Cuando mi esposa y yo visitamos un museo de la Fuerza Aérea de nuestro país, nos conmovió particularmente la sección de los prisioneros de guerra, donde se recreaban las barracas de un campamento alemán de prisioneros. Mi suegro formó parte de esa fuerza en misiones aéreas sobre Europa durante la Segunda Guerra Mundial. Más de 26.000 hombres murieron y no menos de 47.000 fueron heridos, entre los cuales estaba él, uno de aquellos prisioneros de guerra. Mientras recorríamos la exposición, recordábamos cómo nos contaba sobre la alegría incontenible que él y sus compañeros sintieron cuando los liberaron.

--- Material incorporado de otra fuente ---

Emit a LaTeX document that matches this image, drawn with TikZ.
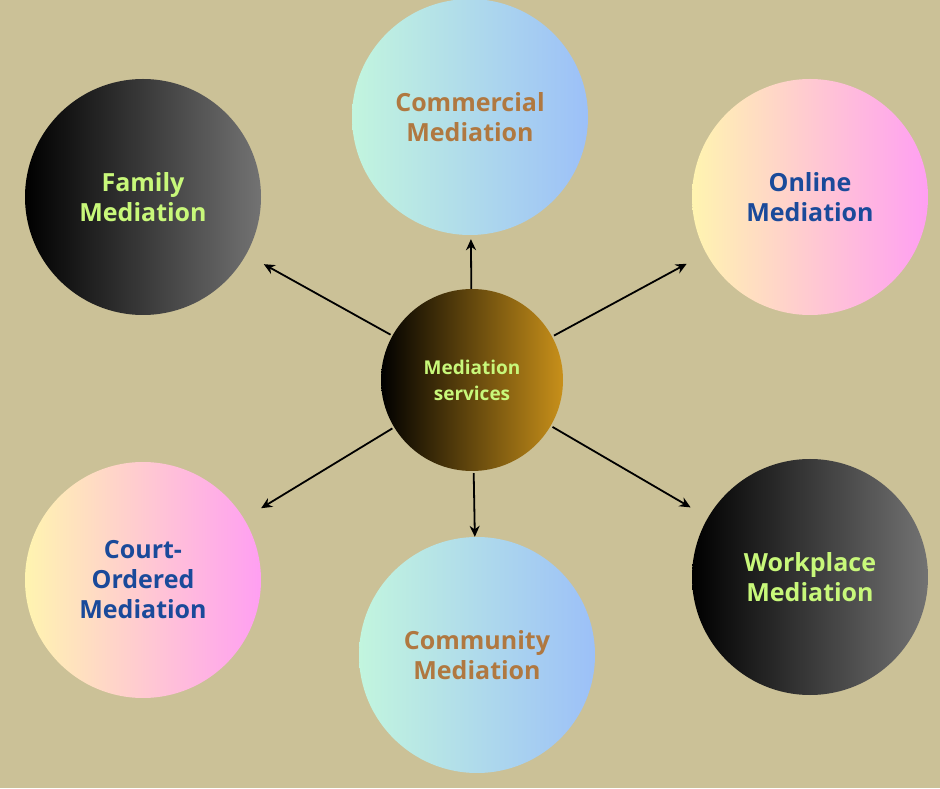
\documentclass[tikz,border=0pt]{standalone}
\usepackage{fontspec}
\setmainfont{Open Sans}
\usetikzlibrary{arrows.meta}
\definecolor{bg}{HTML}{CBC197}
\definecolor{tgreen}{HTML}{C8F87A}
\definecolor{tbrown}{HTML}{B07840}
\definecolor{tblue}{HTML}{1A4A9A}
\definecolor{aquaL}{HTML}{C2F5DE}
\definecolor{aquaR}{HTML}{9CC0F8}
\definecolor{pastL}{HTML}{FFF4B0}
\definecolor{pastR}{HTML}{FF9FF2}
\definecolor{goldR}{HTML}{C8901A}
\tikzset{
 bub/.style={circle,minimum size=236pt,inner sep=0pt,align=center,font=\bfseries\fontsize{25}{30}\selectfont},
 dark/.style={bub,left color=black,right color=black!55!white,text=tgreen},
 aqua/.style={bub,left color=aquaL,right color=aquaR,text=tbrown},
 pastel/.style={bub,left color=pastL,right color=pastR,text=tblue},
 arr/.style={-{Stealth[length=11pt,width=10pt]},line width=1.8pt,black}
}
\begin{document}
\begin{tikzpicture}[x=1pt,y=1pt]
\fill[bg] (0,0) rectangle (940,788);
\useasboundingbox (0,0) rectangle (940,788);
\node[bub,minimum size=182pt,left color=black,right color=goldR,text=tgreen,font=\bfseries\fontsize{19}{26}\selectfont] (c) at (472,408) {Mediation\\services};
\node[dark] (fam) at (143,591) {Family\\Mediation};
\node[aqua] (com) at (470,671) {Commercial\\Mediation};
\node[pastel] (onl) at (810,591) {Online\\Mediation};
\node[pastel] (crt) at (143,208) {Court-\\Ordered\\Mediation};
\node[aqua] (cmy) at (477,133) {Community\\Mediation};
\node[dark] (wrk) at (810,211) {Workplace\\Mediation};
\draw[arr,shorten <=2pt,shorten >=20pt] (c) -- (fam);
\draw[arr,shorten <=0pt,shorten >=4pt] (c) -- (com);
\draw[arr,shorten <=2pt,shorten >=22pt] (c) -- (onl);
\draw[arr,shorten <=2pt,shorten >=20pt] (c) -- (crt);
\draw[arr,shorten <=2pt,shorten >=0pt] (c) -- (cmy);
\draw[arr,shorten <=2pt,shorten >=20pt] (c) -- (wrk);
\end{tikzpicture}
\end{document}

El Salmo 146 habla del cuidado de Dios a los oprimidos y la liberación de los encarcelados: el Señor «que hace justicia a los agraviados, que da pan a los hambrientos. […] liberta a los cautivos» (v. 7). Todo esto genera celebración y alabanza. Sin embargo, la mayor libertad es la de la culpa y la vergüenza. Con razón, Jesús afirmó: «si el Hijo os libertare, seréis verdaderamente libres» (Juan 8:36).
Por el sacrificio de Cristo, somos liberados de la prisión del pecado, para conocer el gozo, el amor y la libertad que solo el perdón puede brindar.